Nifty needs 25,900 break for fresh upside amid volatility:

Nifty Awaits Clear Breakout Amid Market Indecision

Indian stock markets are currently caught in a phase of uncertainty. After a strong rally, the benchmark Nifty 50 index is consolidating, showing signs of indecision and rising volatility. This pattern has left investors and traders watching closely for the next major directional move.

Key Levels to Watch for Directional Clues

Market analysts are focusing on specific price levels to gauge the market’s next move. They note that for the Nifty to resume its upward trajectory, it needs to decisively break through a crucial resistance point. A sustained close above the 25,900 level is seen as the key trigger that could open the doors for a fresh rally.

If the index manages to close above 25,900, technical charts suggest the next target could be around 26,300. This would indicate that the bulls have regained control and that the consolidation phase has resolved in favor of an upward breakout.

The Downside Risk and Support Zone

On the flip side, analysts are also warning of potential downside risks if the market fails to hold its ground. The immediate and critical support for the Nifty is seen at the 25,500 mark. A decisive break and close below this level could signal the start of a deeper correction.
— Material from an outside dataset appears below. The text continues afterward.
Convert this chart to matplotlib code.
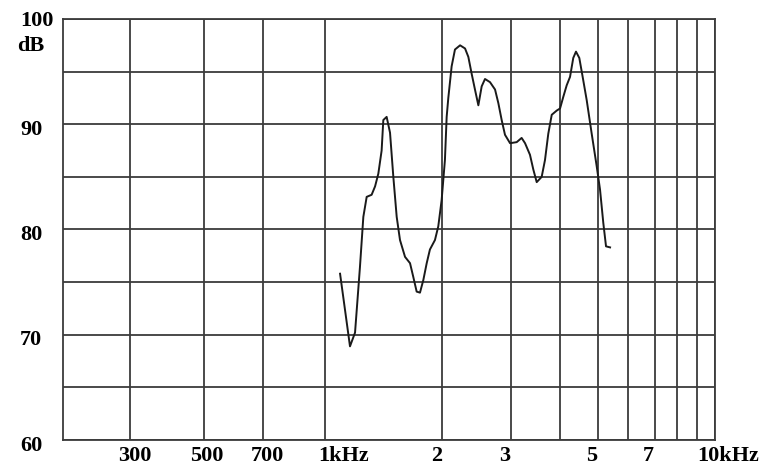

Such a break could lead the index toward lower support zones, potentially unsettling the recent bullish sentiment. This heightened uncertainty is reflected in the India VIX, often called the fear gauge, which has been trending higher, indicating rising market volatility and trader anxiety.

Strategy: Patience and Selective Stock Picks

In this environment, the common advice from experts is to exercise patience. Traders are being advised to wait for a clear directional breakout—either above 25,900 or below 25,500—before committing to large new positions. This approach helps avoid getting whipsawed by false moves within the current volatile range.

However, analysts are identifying specific stocks that show relative strength or promising chart structures even amid the broader indecision. Current picks highlighted by some brokerages include public sector banks like Canara Bank and Bank of India. Infrastructure player Rail Vikas Nigam is also on the radar, alongside IT major Tech Mahindra and cement heavyweight Ultratech Cement.

Broader Market Context

The current pause comes after a significant run-up in Indian equities, driven by strong domestic investor inflows, stable macroeconomic data, and corporate earnings that have largely met expectations. The market is now digesting these gains, weighing global cues like foreign institutional investor activity and geopolitical developments, which are contributing to the volatile range-bound trade.

For general investors, this phase underscores the importance of having a disciplined strategy. It may be a time to review portfolios, ensure adequate diversification, and consider accumulating quality stocks on any meaningful dips, rather than chasing prices during unclear breakouts.